(EXERCISE INSTRUCTIONS):
Isolate every line in the data with the string "matplotlib" and copy it.

## BEGIN

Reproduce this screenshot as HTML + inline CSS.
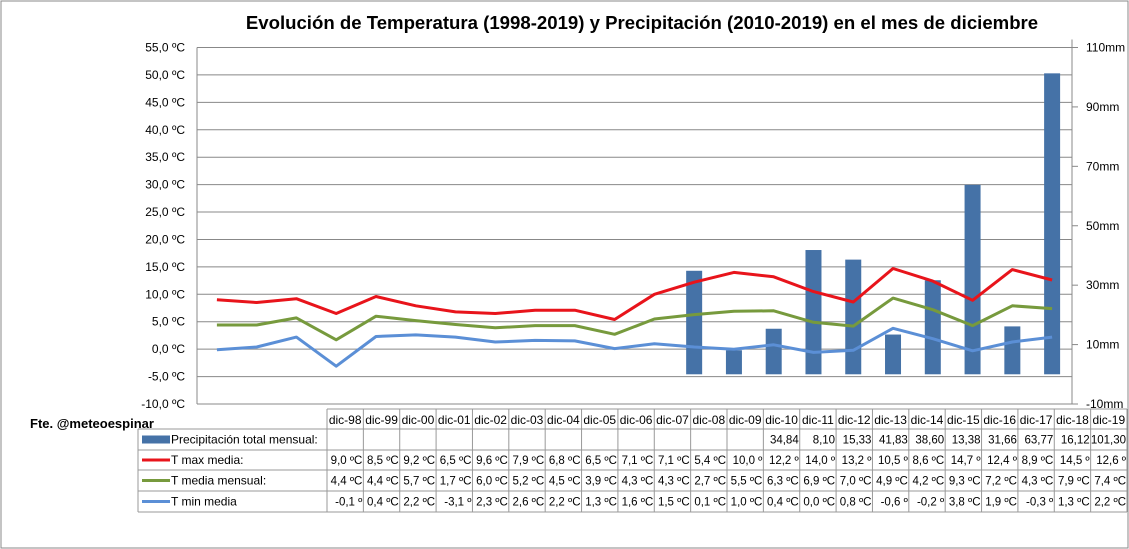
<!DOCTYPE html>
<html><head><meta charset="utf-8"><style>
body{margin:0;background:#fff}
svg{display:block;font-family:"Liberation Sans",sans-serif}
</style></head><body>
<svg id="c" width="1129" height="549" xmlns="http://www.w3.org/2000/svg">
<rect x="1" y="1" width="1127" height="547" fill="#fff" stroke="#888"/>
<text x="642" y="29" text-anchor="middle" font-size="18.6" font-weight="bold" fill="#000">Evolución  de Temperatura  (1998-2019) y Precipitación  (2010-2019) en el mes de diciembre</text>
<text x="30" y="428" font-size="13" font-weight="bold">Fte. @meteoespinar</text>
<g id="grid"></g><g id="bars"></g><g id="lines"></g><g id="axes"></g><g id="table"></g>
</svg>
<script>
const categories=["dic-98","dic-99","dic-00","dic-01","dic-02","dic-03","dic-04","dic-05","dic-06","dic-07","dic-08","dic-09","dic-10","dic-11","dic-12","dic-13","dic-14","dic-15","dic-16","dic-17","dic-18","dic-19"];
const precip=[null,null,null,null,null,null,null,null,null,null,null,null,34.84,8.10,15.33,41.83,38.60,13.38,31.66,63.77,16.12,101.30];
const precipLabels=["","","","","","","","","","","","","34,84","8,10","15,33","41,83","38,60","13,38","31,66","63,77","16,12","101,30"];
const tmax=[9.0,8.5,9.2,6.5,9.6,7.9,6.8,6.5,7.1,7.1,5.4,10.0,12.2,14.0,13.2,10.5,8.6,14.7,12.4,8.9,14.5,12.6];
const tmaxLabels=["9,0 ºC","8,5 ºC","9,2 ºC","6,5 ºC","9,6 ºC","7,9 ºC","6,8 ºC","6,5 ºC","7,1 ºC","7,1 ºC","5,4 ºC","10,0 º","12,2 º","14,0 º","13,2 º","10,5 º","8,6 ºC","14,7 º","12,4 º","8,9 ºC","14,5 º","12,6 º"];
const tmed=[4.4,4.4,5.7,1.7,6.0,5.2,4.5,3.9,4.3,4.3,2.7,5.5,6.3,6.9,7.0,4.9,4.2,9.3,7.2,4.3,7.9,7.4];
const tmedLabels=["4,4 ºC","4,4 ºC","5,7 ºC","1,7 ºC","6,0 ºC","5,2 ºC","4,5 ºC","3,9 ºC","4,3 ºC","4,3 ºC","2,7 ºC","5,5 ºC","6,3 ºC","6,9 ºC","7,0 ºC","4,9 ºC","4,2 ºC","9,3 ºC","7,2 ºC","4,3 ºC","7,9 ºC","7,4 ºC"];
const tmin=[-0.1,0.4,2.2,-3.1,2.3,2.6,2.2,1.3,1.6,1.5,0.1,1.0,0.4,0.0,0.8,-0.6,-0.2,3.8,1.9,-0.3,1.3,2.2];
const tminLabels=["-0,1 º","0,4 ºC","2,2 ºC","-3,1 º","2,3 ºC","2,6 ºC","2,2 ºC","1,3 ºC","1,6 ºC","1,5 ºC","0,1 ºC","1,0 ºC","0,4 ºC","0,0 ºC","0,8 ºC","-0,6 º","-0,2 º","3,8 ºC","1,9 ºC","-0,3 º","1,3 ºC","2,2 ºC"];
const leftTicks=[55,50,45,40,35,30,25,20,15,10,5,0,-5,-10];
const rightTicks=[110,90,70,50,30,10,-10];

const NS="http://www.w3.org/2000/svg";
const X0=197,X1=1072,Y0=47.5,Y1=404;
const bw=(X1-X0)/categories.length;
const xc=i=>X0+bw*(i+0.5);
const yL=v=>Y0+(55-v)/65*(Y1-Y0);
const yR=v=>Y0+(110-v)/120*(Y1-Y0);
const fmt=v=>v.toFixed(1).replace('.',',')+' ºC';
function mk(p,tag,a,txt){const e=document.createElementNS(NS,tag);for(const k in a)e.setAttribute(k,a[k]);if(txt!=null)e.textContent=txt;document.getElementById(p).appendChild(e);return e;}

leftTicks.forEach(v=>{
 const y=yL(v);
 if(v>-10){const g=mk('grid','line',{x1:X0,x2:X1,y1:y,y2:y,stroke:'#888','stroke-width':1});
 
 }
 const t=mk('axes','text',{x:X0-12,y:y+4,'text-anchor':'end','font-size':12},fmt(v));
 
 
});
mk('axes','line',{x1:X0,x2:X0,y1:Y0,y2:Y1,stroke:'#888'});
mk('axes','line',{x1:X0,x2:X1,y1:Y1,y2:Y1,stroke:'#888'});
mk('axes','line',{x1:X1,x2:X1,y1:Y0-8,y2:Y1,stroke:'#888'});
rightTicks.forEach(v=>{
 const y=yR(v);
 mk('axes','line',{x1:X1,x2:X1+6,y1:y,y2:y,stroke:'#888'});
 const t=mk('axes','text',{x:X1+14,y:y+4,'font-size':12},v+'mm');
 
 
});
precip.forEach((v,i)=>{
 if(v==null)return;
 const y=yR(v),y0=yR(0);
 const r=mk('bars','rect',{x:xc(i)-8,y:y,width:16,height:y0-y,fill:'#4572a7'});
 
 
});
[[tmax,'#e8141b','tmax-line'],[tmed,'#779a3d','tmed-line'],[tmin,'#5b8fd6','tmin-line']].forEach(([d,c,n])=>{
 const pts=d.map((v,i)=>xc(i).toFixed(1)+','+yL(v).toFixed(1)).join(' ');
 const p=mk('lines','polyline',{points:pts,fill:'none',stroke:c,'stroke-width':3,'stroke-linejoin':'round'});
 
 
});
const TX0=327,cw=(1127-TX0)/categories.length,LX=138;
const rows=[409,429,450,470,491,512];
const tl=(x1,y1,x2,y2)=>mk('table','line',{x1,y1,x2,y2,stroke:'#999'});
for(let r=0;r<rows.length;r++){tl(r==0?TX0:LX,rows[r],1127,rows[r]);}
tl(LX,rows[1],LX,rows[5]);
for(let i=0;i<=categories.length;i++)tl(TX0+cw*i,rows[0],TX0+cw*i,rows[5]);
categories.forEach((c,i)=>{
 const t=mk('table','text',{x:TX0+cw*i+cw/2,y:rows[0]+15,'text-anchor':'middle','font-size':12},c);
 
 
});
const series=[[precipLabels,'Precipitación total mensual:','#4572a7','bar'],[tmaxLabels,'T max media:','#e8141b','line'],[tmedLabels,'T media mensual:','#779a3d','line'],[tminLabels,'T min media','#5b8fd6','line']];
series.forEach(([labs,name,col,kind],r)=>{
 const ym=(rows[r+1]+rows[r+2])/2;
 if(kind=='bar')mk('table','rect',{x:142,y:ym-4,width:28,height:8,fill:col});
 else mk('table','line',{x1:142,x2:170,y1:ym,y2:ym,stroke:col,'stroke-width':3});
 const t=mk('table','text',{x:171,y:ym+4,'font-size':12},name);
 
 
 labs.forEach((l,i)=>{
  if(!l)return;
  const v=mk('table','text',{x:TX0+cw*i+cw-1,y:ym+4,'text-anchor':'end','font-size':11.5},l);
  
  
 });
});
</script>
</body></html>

## END
## BEGIN

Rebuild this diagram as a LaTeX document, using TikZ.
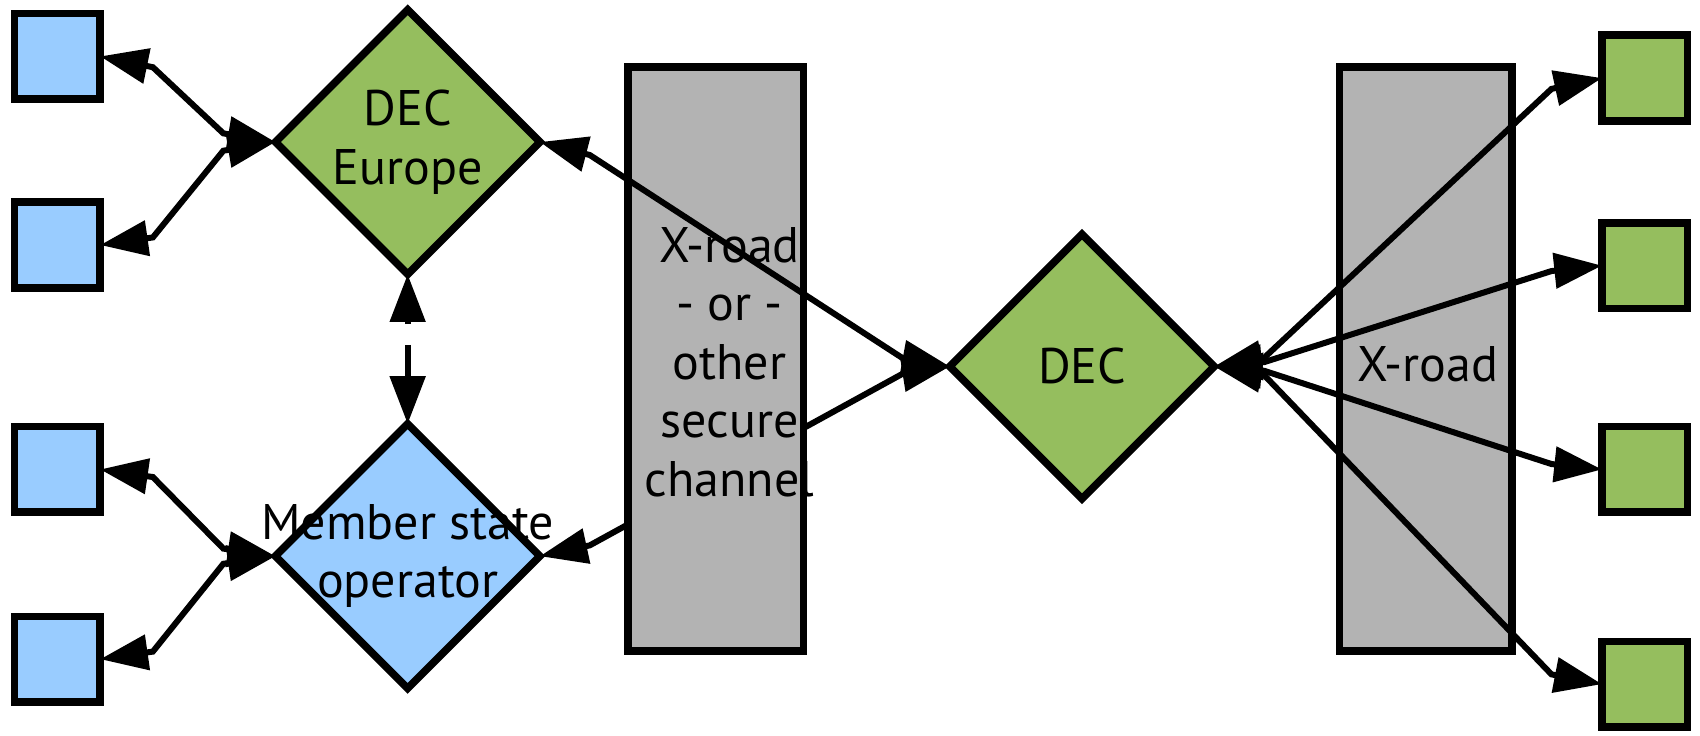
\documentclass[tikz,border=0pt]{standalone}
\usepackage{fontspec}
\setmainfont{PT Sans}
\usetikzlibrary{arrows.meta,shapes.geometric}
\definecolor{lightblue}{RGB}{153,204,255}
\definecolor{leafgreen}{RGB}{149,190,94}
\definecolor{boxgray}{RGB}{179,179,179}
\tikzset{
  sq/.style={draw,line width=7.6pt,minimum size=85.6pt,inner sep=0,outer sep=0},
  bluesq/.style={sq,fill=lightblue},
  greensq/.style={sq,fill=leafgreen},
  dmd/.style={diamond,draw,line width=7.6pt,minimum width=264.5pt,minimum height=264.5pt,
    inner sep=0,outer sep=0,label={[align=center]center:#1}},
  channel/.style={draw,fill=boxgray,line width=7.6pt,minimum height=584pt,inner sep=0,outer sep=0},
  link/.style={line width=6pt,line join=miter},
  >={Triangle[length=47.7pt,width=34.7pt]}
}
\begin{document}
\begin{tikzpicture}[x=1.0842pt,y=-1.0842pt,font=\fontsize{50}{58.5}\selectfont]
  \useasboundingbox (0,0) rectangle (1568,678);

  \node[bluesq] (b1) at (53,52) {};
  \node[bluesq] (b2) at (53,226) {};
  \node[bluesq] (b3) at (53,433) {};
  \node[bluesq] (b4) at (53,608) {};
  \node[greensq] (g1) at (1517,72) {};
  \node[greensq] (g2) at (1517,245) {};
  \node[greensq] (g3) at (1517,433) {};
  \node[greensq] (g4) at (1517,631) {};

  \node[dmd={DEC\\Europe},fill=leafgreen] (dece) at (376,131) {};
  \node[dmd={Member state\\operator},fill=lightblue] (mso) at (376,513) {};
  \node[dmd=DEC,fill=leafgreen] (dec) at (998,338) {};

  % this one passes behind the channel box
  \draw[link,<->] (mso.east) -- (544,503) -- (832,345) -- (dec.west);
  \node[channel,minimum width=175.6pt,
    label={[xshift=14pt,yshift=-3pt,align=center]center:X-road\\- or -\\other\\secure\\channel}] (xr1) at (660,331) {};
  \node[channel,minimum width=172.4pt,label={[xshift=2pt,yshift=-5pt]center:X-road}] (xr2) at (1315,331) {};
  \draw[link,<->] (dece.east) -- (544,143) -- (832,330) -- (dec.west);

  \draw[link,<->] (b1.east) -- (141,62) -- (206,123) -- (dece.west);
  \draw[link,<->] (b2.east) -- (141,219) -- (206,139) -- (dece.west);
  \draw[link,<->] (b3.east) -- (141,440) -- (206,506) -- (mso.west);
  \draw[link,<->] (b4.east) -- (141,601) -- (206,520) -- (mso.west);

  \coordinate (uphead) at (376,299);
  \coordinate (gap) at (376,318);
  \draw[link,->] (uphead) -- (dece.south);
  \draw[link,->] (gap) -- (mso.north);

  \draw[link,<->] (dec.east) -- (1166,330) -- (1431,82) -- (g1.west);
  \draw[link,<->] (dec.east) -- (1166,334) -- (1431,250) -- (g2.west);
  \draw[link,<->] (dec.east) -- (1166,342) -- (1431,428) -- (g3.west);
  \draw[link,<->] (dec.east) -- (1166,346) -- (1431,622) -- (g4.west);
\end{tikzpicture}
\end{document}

## END
## BEGIN

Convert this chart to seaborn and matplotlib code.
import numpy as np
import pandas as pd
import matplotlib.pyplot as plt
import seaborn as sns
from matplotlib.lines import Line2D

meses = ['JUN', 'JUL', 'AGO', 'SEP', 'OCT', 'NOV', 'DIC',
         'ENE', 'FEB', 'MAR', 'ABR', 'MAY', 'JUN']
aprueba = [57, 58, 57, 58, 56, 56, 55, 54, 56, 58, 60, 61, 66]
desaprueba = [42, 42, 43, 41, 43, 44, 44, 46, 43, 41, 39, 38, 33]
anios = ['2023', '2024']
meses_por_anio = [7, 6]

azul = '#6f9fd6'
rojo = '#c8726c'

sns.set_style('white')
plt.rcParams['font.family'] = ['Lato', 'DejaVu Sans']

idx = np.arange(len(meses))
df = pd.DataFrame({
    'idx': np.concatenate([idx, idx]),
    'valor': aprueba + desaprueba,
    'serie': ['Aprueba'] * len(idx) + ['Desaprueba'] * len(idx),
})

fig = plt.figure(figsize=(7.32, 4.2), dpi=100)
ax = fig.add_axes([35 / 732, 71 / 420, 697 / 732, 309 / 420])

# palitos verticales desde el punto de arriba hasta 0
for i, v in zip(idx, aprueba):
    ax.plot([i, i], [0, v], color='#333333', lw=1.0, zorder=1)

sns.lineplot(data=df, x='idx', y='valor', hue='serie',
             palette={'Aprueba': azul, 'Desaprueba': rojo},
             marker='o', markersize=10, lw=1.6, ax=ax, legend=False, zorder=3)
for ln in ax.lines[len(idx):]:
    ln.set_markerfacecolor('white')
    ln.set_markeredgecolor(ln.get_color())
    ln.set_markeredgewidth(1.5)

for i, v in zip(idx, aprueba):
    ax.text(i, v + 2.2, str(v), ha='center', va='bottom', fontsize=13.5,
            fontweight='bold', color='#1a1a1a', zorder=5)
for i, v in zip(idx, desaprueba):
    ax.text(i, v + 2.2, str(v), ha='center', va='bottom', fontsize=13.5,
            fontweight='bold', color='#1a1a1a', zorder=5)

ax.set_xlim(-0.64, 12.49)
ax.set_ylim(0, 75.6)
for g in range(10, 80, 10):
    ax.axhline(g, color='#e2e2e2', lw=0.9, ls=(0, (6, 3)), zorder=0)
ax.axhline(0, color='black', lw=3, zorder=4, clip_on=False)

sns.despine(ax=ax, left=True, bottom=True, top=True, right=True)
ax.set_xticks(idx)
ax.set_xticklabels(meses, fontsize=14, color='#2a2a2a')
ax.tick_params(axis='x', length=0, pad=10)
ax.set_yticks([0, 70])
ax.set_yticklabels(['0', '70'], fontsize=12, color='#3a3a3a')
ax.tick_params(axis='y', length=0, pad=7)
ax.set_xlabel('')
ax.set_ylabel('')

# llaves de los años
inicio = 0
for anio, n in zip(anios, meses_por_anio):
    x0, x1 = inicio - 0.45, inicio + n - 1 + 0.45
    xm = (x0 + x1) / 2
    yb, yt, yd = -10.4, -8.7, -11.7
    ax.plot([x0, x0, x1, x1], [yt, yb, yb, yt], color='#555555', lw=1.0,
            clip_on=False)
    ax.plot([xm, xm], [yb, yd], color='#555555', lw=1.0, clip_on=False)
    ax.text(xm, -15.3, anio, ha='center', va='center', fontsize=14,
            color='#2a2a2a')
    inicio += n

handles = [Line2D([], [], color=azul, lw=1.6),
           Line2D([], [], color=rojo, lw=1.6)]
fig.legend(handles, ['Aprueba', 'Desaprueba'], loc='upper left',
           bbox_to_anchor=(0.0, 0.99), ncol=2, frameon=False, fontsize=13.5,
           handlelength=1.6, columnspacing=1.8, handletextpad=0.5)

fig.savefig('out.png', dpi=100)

## END

(ANSWER TO THIS TASK):
Convert this chart to seaborn and matplotlib code.
import matplotlib.pyplot as plt
from matplotlib.lines import Line2D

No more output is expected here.